You can learn about anything from anything.

Well, that’s the hypothesis. That meaningful ideas on any topic can emerge from any learning experience, and combinations of experiences



What do we do to learn about something new? Search our memories, search Google (that knows our previous searches); key texts, go-to people, Facebook networks… In this way, ‘bibliographies’, in the broadest sense, are limited.

Then there’s all our filters and biases, and our minds desperately trying to construct coherent stories, causing all sorts of mental mischief and cognitive overconfidence!

This is the same for our everyday understanding of the world and for formal learning – individually and collectively. On a macro level we get stuck in paradigms.

So, what to do? Embrace the power of randomness.


Random Bibliography - or TIKIOGRAPHY? (Biblio = book) (Tiki = random, luck)

The Basics

Best done as a group

1. Choose a research question or theme (One for all works well)

2. Think about how you'll generate learning experiences (Get radical and wild)

3. Generate random experiences for your ‘bibliography’

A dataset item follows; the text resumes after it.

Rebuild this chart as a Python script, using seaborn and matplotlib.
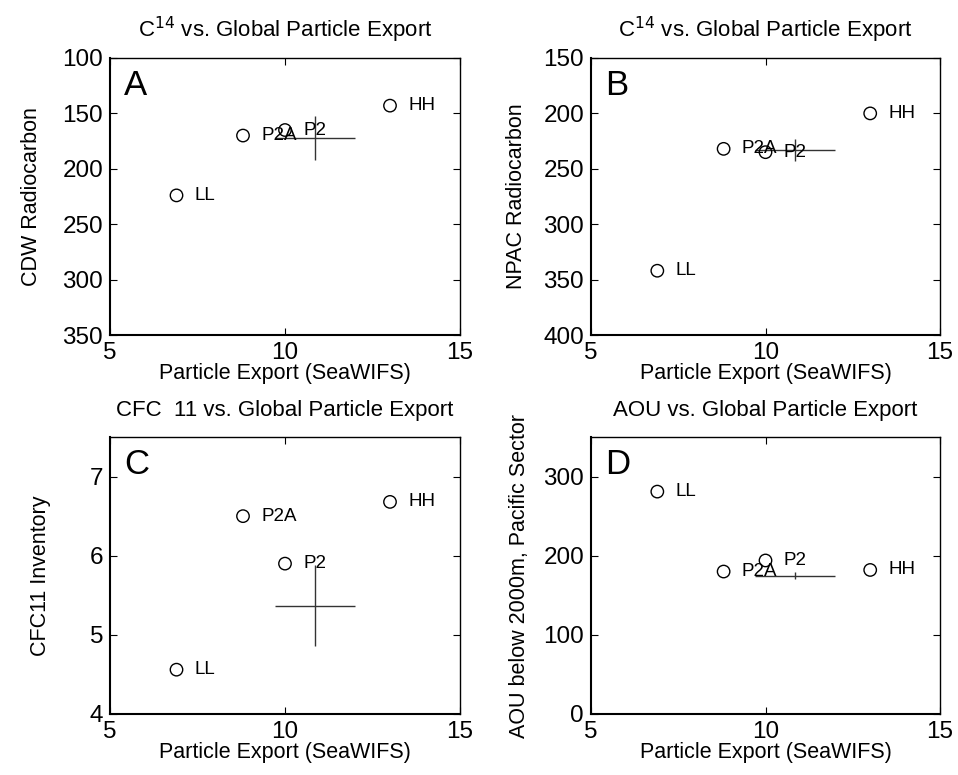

4. Act on your ‘bibliography’

5. Record / reflect on learning, and share and learn together


It’s simple, widely applicable, and has loads of spin off benefits. Aside from learning about the issue at hand, it helps us see learning everywhere; get a feel for the interconnected nature of things, bust out of the echo chamber and liberate us from choice. Choice can bring anxiety - throw it to the wind and go random!


There's a lot of value in the standalone process, but there's also a case for an injection of something like this into wider education or learning programmes.

Learning is evolutionary - building on what has gone before with a process of selection according to what fits our 'environment'. But evolution also needs mutations to push things forward. A bit of random learning could go a long way.